DATASET EXCERPT:
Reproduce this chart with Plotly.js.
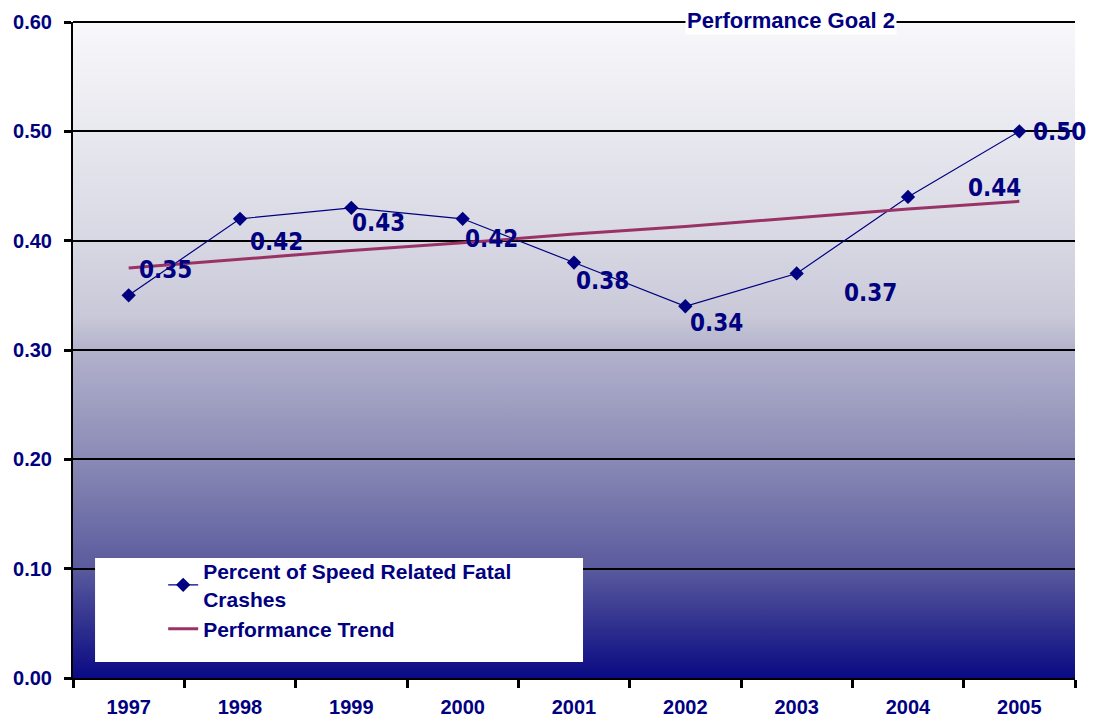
<!DOCTYPE html>
<html>
<head>
<meta charset="utf-8">
<script src="https://cdn.plot.ly/plotly-3.0.1.min.js"></script>
<style>
  html, body { margin: 0; padding: 0; background: #ffffff; }
  #chart { width: 1093px; height: 721px; }
</style>
</head>
<body>
<div id="chart"></div>
<script>
// ---- data ----
const years = ["1997", "1998", "1999", "2000", "2001", "2002", "2003", "2004", "2005"];
const speedPct = [0.35, 0.42, 0.43, 0.42, 0.38, 0.34, 0.37, 0.44, 0.50];
const trendVals = [0.375, 0.383, 0.391, 0.398, 0.406, 0.413, 0.421, 0.429, 0.436];
const yTicks = [0, 0.1, 0.2, 0.3, 0.4, 0.5, 0.6];
const yTickText = ["0.00", "0.10", "0.20", "0.30", "0.40", "0.50", "0.60"];
const seriesNames = ["Percent of Speed Related Fatal<br>Crashes", "Performance Trend"];
const chartTitle = "Performance Goal 2";

// ---- label placement (pixel offsets from each point) ----
const labelDx = [37, 36, 27, 29, 28, 31, 74, 86, 40];
const labelDy = [25, -23, -15, -20, -18, -17, -20, 9, -1];

const navy = "#000080";
const plum = "#993366";

const grad = "<svg xmlns='http://www.w3.org/2000/svg' width='100' height='100' viewBox='0 0 100 100' preserveAspectRatio='none'>" +
  "<defs><linearGradient id='g' x1='0' y1='0' x2='0' y2='1'>" +
  "<stop offset='0' stop-color='#f8f8fb'/>" +
  "<stop offset='0.167' stop-color='#e8e8ef'/>" +
  "<stop offset='0.333' stop-color='#d8d8e4'/>" +
  "<stop offset='0.45' stop-color='#c8c8d8'/>" +
  "<stop offset='0.5' stop-color='#b2b2cc'/>" +
  "<stop offset='0.667' stop-color='#8a8ab6'/>" +
  "<stop offset='0.833' stop-color='#5a5a9e'/>" +
  "<stop offset='0.94' stop-color='#26268c'/>" +
  "<stop offset='1' stop-color='#0a0a84'/>" +
  "</linearGradient></defs><rect x='0' y='0' width='100' height='100' fill='url(#g)'/></svg>";
const gradUri = "data:image/svg+xml;charset=utf-8," + encodeURIComponent(grad);

const traces = [
  {
    type: "scatter", mode: "lines+markers",
    x: years, y: speedPct, name: seriesNames[0],
    line: { color: navy, width: 1.2 },
    marker: { symbol: "diamond", size: 11, color: navy },
    cliponaxis: false
  },
  {
    type: "scatter", mode: "lines",
    x: years, y: trendVals, name: seriesNames[1],
    line: { color: plum, width: 3 }
  }
];

const labelFont = { family: "Liberation Sans Narrow, DejaVu Sans Condensed, Arial Narrow, Arial, sans-serif", size: 24, color: navy, weight: "bold" };
const annotations = years.map((yr, i) => ({
  x: i, y: speedPct[i], xref: "x", yref: "y",
  text: "<b>" + speedPct[i].toFixed(2) + "</b>", showarrow: false,
  xanchor: "center", yanchor: "middle",
  xshift: labelDx[i], yshift: labelDy[i],
  font: labelFont
}));
annotations.push({
  x: 0.7166, y: 1.003, xref: "paper", yref: "paper",
  xanchor: "center", yanchor: "middle",
  text: "<b>" + chartTitle + "</b>", showarrow: false,
  bgcolor: "#ffffff", borderpad: 1,
  font: { family: "Arial, Liberation Sans, sans-serif", size: 22, color: navy }
});

const layout = {
  width: 1093, height: 721,
  margin: { l: 73, r: 18, t: 22, b: 43, pad: 0 },
  paper_bgcolor: "#ffffff",
  plot_bgcolor: "rgba(0,0,0,0)",
  showlegend: true,
  font: { family: "Arial, Liberation Sans, sans-serif", color: navy },
  images: [{
    source: gradUri, xref: "paper", yref: "paper",
    x: 0, y: 1, sizex: 1, sizey: 1, xanchor: "left", yanchor: "top",
    sizing: "stretch", layer: "below"
  }],
  shapes: [
    {
      type: "rect", xref: "paper", yref: "paper",
      x0: 0.022, x1: 0.509, y0: 0.0244, y1: 0.183,
      fillcolor: "#ffffff", line: { width: 0 }, layer: "above"
    },
    {
      type: "line", xref: "paper", yref: "paper",
      x0: 0, x1: 1, y0: 1, y1: 1,
      line: { color: "#000000", width: 2 }, layer: "below"
    }
  ],
  legend: {
    x: 0.09, y: 0.1935, xanchor: "left", yanchor: "top",
    bgcolor: "rgba(0,0,0,0)", borderwidth: 0,
    tracegroupgap: 0, itemwidth: 30,
    font: { family: "Arial, Liberation Sans, sans-serif", size: 21, color: navy, weight: "bold" }
  },
  xaxis: {
    type: "category", range: [-0.5, 8.5],
    showgrid: false, zeroline: false,
    showline: true, linecolor: "#000000", linewidth: 2,
    ticks: "outside", tickson: "boundaries", ticklen: 8, tickwidth: 3, tickcolor: "#000000",
    tickfont: { family: "Arial, Liberation Sans, sans-serif", size: 20, color: navy, weight: "bold" },
    ticklabelstandoff: 10,
    fixedrange: true
  },
  yaxis: {
    range: [0, 0.6], tickvals: yTicks, ticktext: yTickText,
    showgrid: true, gridcolor: "#000000", gridwidth: 2,
    zeroline: false,
    showline: true, linecolor: "#000000", linewidth: 2,
    ticks: "outside", ticklen: 7, tickwidth: 3, tickcolor: "#000000",
    tickfont: { family: "Arial, Liberation Sans, sans-serif", size: 20, color: navy, weight: "bold" },
    ticklabelstandoff: 8,
    fixedrange: true
  },
  annotations: annotations
};

Plotly.newPlot("chart", traces, layout, { displayModeBar: false, staticPlot: true });
</script>
</body>
</html>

SHORT PROBLEM:
Send back the data above word for word, with the pictures left out.

THE REPLY:
Reproduce this chart with Plotly.js.
<!DOCTYPE html>
<html>
<head>
<meta charset="utf-8">
<script src="https://cdn.plot.ly/plotly-3.0.1.min.js"></script>
<style>
  html, body { margin: 0; padding: 0; background: #ffffff; }
  #chart { width: 1093px; height: 721px; }
</style>
</head>
<body>
<div id="chart"></div>
<script>
// ---- data ----
const years = ["1997", "1998", "1999", "2000", "2001", "2002", "2003", "2004", "2005"];
const speedPct = [0.35, 0.42, 0.43, 0.42, 0.38, 0.34, 0.37, 0.44, 0.50];
const trendVals = [0.375, 0.383, 0.391, 0.398, 0.406, 0.413, 0.421, 0.429, 0.436];
const yTicks = [0, 0.1, 0.2, 0.3, 0.4, 0.5, 0.6];
const yTickText = ["0.00", "0.10", "0.20", "0.30", "0.40", "0.50", "0.60"];
const seriesNames = ["Percent of Speed Related Fatal<br>Crashes", "Performance Trend"];
const chartTitle = "Performance Goal 2";

// ---- label placement (pixel offsets from each point) ----
const labelDx = [37, 36, 27, 29, 28, 31, 74, 86, 40];
const labelDy = [25, -23, -15, -20, -18, -17, -20, 9, -1];

const navy = "#000080";
const plum = "#993366";

const grad = "<svg xmlns='http://www.w3.org/2000/svg' width='100' height='100' viewBox='0 0 100 100' preserveAspectRatio='none'>" +
  "<defs><linearGradient id='g' x1='0' y1='0' x2='0' y2='1'>" +
  "<stop offset='0' stop-color='#f8f8fb'/>" +
  "<stop offset='0.167' stop-color='#e8e8ef'/>" +
  "<stop offset='0.333' stop-color='#d8d8e4'/>" +
  "<stop offset='0.45' stop-color='#c8c8d8'/>" +
  "<stop offset='0.5' stop-color='#b2b2cc'/>" +
  "<stop offset='0.667' stop-color='#8a8ab6'/>" +
  "<stop offset='0.833' stop-color='#5a5a9e'/>" +
  "<stop offset='0.94' stop-color='#26268c'/>" +
  "<stop offset='1' stop-color='#0a0a84'/>" +
  "</linearGradient></defs><rect x='0' y='0' width='100' height='100' fill='url(#g)'/></svg>";
const gradUri = "data:image/svg+xml;charset=utf-8," + encodeURIComponent(grad);

const traces = [
  {
    type: "scatter", mode: "lines+markers",
    x: years, y: speedPct, name: seriesNames[0],
    line: { color: navy, width: 1.2 },
    marker: { symbol: "diamond", size: 11, color: navy },
    cliponaxis: false
  },
  {
    type: "scatter", mode: "lines",
    x: years, y: trendVals, name: seriesNames[1],
    line: { color: plum, width: 3 }
  }
];

const labelFont = { family: "Liberation Sans Narrow, DejaVu Sans Condensed, Arial Narrow, Arial, sans-serif", size: 24, color: navy, weight: "bold" };
const annotations = years.map((yr, i) => ({
  x: i, y: speedPct[i], xref: "x", yref: "y",
  text: "<b>" + speedPct[i].toFixed(2) + "</b>", showarrow: false,
  xanchor: "center", yanchor: "middle",
  xshift: labelDx[i], yshift: labelDy[i],
  font: labelFont
}));
annotations.push({
  x: 0.7166, y: 1.003, xref: "paper", yref: "paper",
  xanchor: "center", yanchor: "middle",
  text: "<b>" + chartTitle + "</b>", showarrow: false,
  bgcolor: "#ffffff", borderpad: 1,
  font: { family: "Arial, Liberation Sans, sans-serif", size: 22, color: navy }
});

const layout = {
  width: 1093, height: 721,
  margin: { l: 73, r: 18, t: 22, b: 43, pad: 0 },
  paper_bgcolor: "#ffffff",
  plot_bgcolor: "rgba(0,0,0,0)",
  showlegend: true,
  font: { family: "Arial, Liberation Sans, sans-serif", color: navy },
  images: [{
    source: gradUri, xref: "paper", yref: "paper",
    x: 0, y: 1, sizex: 1, sizey: 1, xanchor: "left", yanchor: "top",
    sizing: "stretch", layer: "below"
  }],
  shapes: [
    {
      type: "rect", xref: "paper", yref: "paper",
      x0: 0.022, x1: 0.509, y0: 0.0244, y1: 0.183,
      fillcolor: "#ffffff", line: { width: 0 }, layer: "above"
    },
    {
      type: "line", xref: "paper", yref: "paper",
      x0: 0, x1: 1, y0: 1, y1: 1,
      line: { color: "#000000", width: 2 }, layer: "below"
    }
  ],
  legend: {
    x: 0.09, y: 0.1935, xanchor: "left", yanchor: "top",
    bgcolor: "rgba(0,0,0,0)", borderwidth: 0,
    tracegroupgap: 0, itemwidth: 30,
    font: { family: "Arial, Liberation Sans, sans-serif", size: 21, color: navy, weight: "bold" }
  },
  xaxis: {
    type: "category", range: [-0.5, 8.5],
    showgrid: false, zeroline: false,
    showline: true, linecolor: "#000000", linewidth: 2,
    ticks: "outside", tickson: "boundaries", ticklen: 8, tickwidth: 3, tickcolor: "#000000",
    tickfont: { family: "Arial, Liberation Sans, sans-serif", size: 20, color: navy, weight: "bold" },
    ticklabelstandoff: 10,
    fixedrange: true
  },
  yaxis: {
    range: [0, 0.6], tickvals: yTicks, ticktext: yTickText,
    showgrid: true, gridcolor: "#000000", gridwidth: 2,
    zeroline: false,
    showline: true, linecolor: "#000000", linewidth: 2,
    ticks: "outside", ticklen: 7, tickwidth: 3, tickcolor: "#000000",
    tickfont: { family: "Arial, Liberation Sans, sans-serif", size: 20, color: navy, weight: "bold" },
    ticklabelstandoff: 8,
    fixedrange: true
  },
  annotations: annotations
};

Plotly.newPlot("chart", traces, layout, { displayModeBar: false, staticPlot: true });
</script>
</body>
</html>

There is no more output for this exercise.